But Lenin’s analysis was not especially original. Much of it was a paraphrase from comments in Marx and Engels’ correspondence with their contemporaries, which was published for the first time at the turn of the century. In The War in South Africa (November 1899), Kautsky quoted Engels’ argument that “during the period of England’s industrial monopoly the English working-class have, to a certain extent, shared in the benefits of the monopoly”. Kautsky added (D&G 2012: 157, 160): “The workers of England feel united with their capitalists as a privileged class vis-à-vis the population of the conquered territory”. Similarly, Julian Marchlewski (D&G 2012: 311) argued in 1904 that “an incidental feature of the trust-system is that it begins a stratum of workers who, through the quality of their work and the level of their wages, rise above the mass of the workers and, as a consequence, come into a certain contradiction with their own work”.

There are a number of serious flaws with this explanation of working class opportunism. Its proponents did not demonstrate that the origin of most profits in the advanced states derived from colonial exploitation. In fact, Marx’s theory suggests the bulk of surplus was generated from the exploitation of waged labour by capital, i.e. was produced mainly “at home” because of mechanisation, technology, the reorganisation of the labour process etc. This also explains the higher wages granted to industrial workers, off the back of their own exploitation and the class struggle derived from it. Second, even where vast tribute was extracted from the colonies, the mechanisms through which this was transmitted to bribe layers of workers, rather than confined to capitalists, are not specified. Third, the analysis was stretched, applying to societies before the monopoly “stage” had been reached and to states that did not have colonies or were necessarily imperialist in the modern sense. Finally, even if the hypothesis could be proven, it is then difficult to see how such a grip could be broken, thereby writing off the working class as the key progressive social force. If the working class was bound to capital in this way, there would be little prospect of a working class revolution.

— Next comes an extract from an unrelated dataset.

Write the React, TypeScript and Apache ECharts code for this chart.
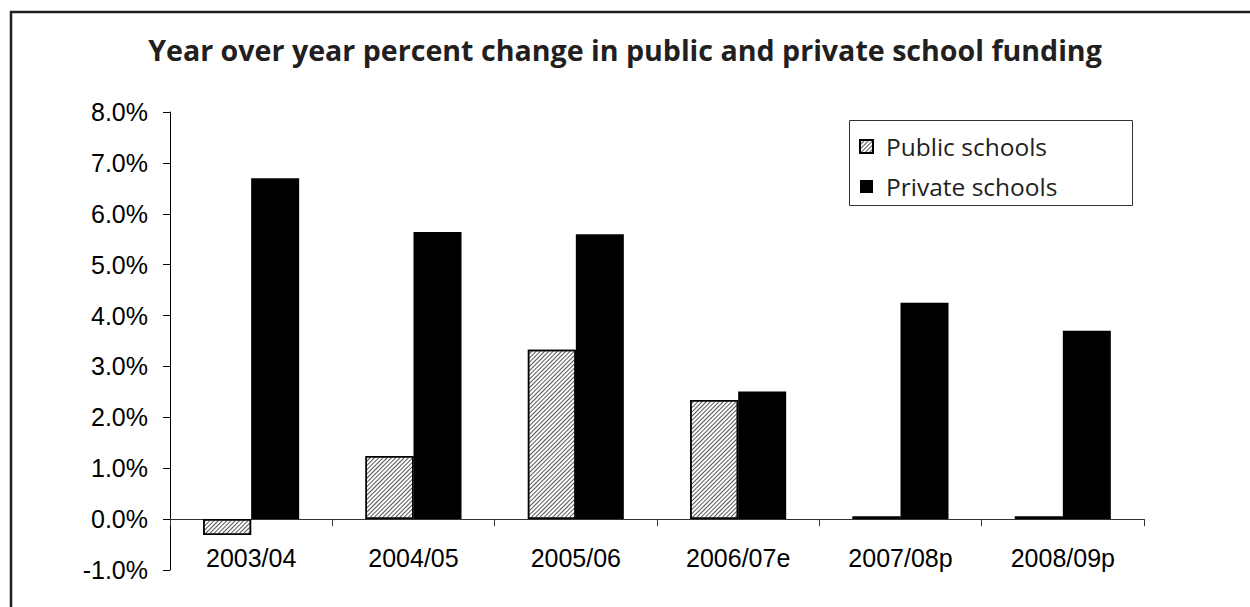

These contradictions were exposed in reality even at the time Lenin stated the thesis. The better-off “aristocratic” layers of the working class had been involved in the pre-war industrial unrest and they were central to the stewards committees, factory councils and in some places, workers’ councils that emerged in wartime and in the revolutionary upsurge afterwards. Of course the opportunist leaders of socialists and trade unions kept their peace with their own ruling classes. But the broader layers of workers proved to be precisely the social force Marxists had long believed would fight for socialism.

Lenin of course did not abandon the centrality of the working class. In fact in his writings at the time, he clearly articulated working class anti-imperialism. In The Discussion on Self-Determination Summed Up (July 1916, LCW 22: 357), Lenin wrote that “The dialectics of history are such that small nations powerless as an independent factor in the struggle against imperialism, play a part as one of the ferments, one of the bacilli, which help the real anti-imperialist force, the socialist proletariat, to make its appearance on the scene”. And in A Caricature of Marxism and Imperialist Economism (August-October 1916), he wrote (LCW 23: 63) that “it is not every struggle against imperialism that we should support. We will not support a struggle of the reactionary classes against imperialism; we will not support an uprising of the reactionary classes against imperialism and capitalism”. Lenin’s epigones may have forgotten these strictures, but then this reflects a wider failure to put his analysis of imperialism in context.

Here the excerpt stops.